Low Level Design: Semantic Search Service

What Is a Semantic Search Service?

A Semantic Search Service finds documents that are conceptually relevant to a query even when they share no keywords. Instead of matching on term overlap, it encodes both queries and documents into dense vector embeddings and retrieves the nearest neighbors in embedding space. This approach captures paraphrase relationships, synonym equivalence, and cross-lingual similarity that keyword search misses entirely.

Data Model and Schema

The service maintains an embedding store alongside the traditional inverted index.

-- Document embedding table (stored in a vector DB such as Pinecone, Weaviate, or pgvector)
CREATE TABLE doc_embeddings (
    doc_id      BIGINT PRIMARY KEY,
    embedding   VECTOR(768),       -- dense float32 vector
    model_ver   VARCHAR(32),       -- embedding model version tag
    indexed_at  TIMESTAMP
);

-- Approximate Nearest Neighbor index metadata
CREATE TABLE ann_indexes (
    index_id    SERIAL PRIMARY KEY,
    model_ver   VARCHAR(32),
    status      VARCHAR(16),       -- 'building' | 'active' | 'deprecated'
    shard_count INT,
    created_at  TIMESTAMP
);

Embeddings are produced offline by a bi-encoder model (e.g., sentence-transformers/all-mpnet-base-v2) and stored in a vector database that supports fast ANN queries. The query embedding is computed online at request time by the same encoder.

Core Algorithm and Workflow

Step 1 — Query encoding: The raw (or QUS-enriched) query is passed through the bi-encoder. The encoder is a Transformer whose [CLS] token output is L2-normalized to produce a unit vector. Inference runs on CPU in ~5 ms for a typical query length.

Step 2 — Approximate Nearest Neighbor (ANN) retrieval: The query vector is sent to the vector database, which uses an HNSW (Hierarchical Navigable Small World) index to retrieve the top-K most similar document vectors in sub-10 ms for corpora up to hundreds of millions of documents. HNSW trades a small recall loss (typically 95–99% recall@100) for a 100–1000x speedup over exact search.

Step 3 — Hybrid fusion: Semantic results are merged with BM25 keyword results using Reciprocal Rank Fusion (RRF). RRF combines ranked lists without requiring score normalization:

RRF_score(doc) = sum over lists of 1 / (k + rank_in_list)

k = 60 is a standard default. This hybrid approach consistently outperforms either method alone.

Step 4 — Re-ranking: The fused candidate set (top 100–200 docs) is optionally passed to a cross-encoder re-ranker that attends jointly over (query, document) pairs for higher precision. Cross-encoders are slower (they cannot pre-compute document representations) but more accurate, making them suitable for the final re-ranking stage over a small candidate set.

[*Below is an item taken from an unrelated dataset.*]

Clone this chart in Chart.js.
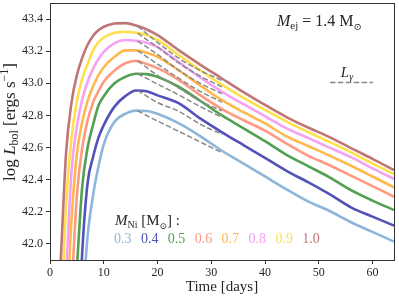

Step 5 — Response assembly: Top-N documents with their scores and embedding metadata are returned to the caller.

Failure Handling and Latency

  • Vector DB timeout: If the ANN query exceeds 15 ms, fall back to BM25-only results. The service must never block on a slow vector store.
  • Model cold start: Pre-load the bi-encoder into shared memory at pod startup. Use a readiness probe that rejects traffic until the model is warm.
  • Index staleness: New documents are indexed asynchronously. Maintain a small real-time index for documents ingested in the last 60 seconds and merge results at query time.
  • Shard failure: Partition the HNSW index across shards. If one shard is unavailable, return results from the remaining shards with a degraded-recall flag in the response metadata.

Scalability Considerations

  • Offline embedding pipeline: Use a Spark or Ray batch job to encode all documents. For a 100 M document corpus with 768-dim embeddings, storage is ~300 GB (float32). Quantize to int8 to cut this to ~75 GB with minimal recall loss.
  • HNSW index build: Build indexes offline and swap atomically (blue-green). Index build for 100 M docs takes hours; serving must not be disrupted during rebuilds.
  • Query encoder scaling: The query encoder is stateless and CPU-bound for short queries. One pod handles ~200 QPS on a modern CPU core. Scale horizontally.
  • Model versioning: When the embedding model changes, all document embeddings must be recomputed. Use the model_ver column to serve queries against the correct index version during rollover.
  • Multilingual support: Use a multilingual bi-encoder (e.g., paraphrase-multilingual-mpnet-base-v2) to serve cross-lingual queries without per-language index shards.

Summary

A Semantic Search Service extends keyword search with dense vector retrieval using bi-encoders and HNSW ANN indexes. Hybrid fusion with BM25 via RRF delivers the best of both worlds. A cross-encoder re-ranker on a small candidate set pushes precision higher at acceptable latency cost. Reliability comes from graceful fallback to keyword search; scalability comes from offline embedding pipelines, quantized HNSW indexes, and stateless query encoder pods.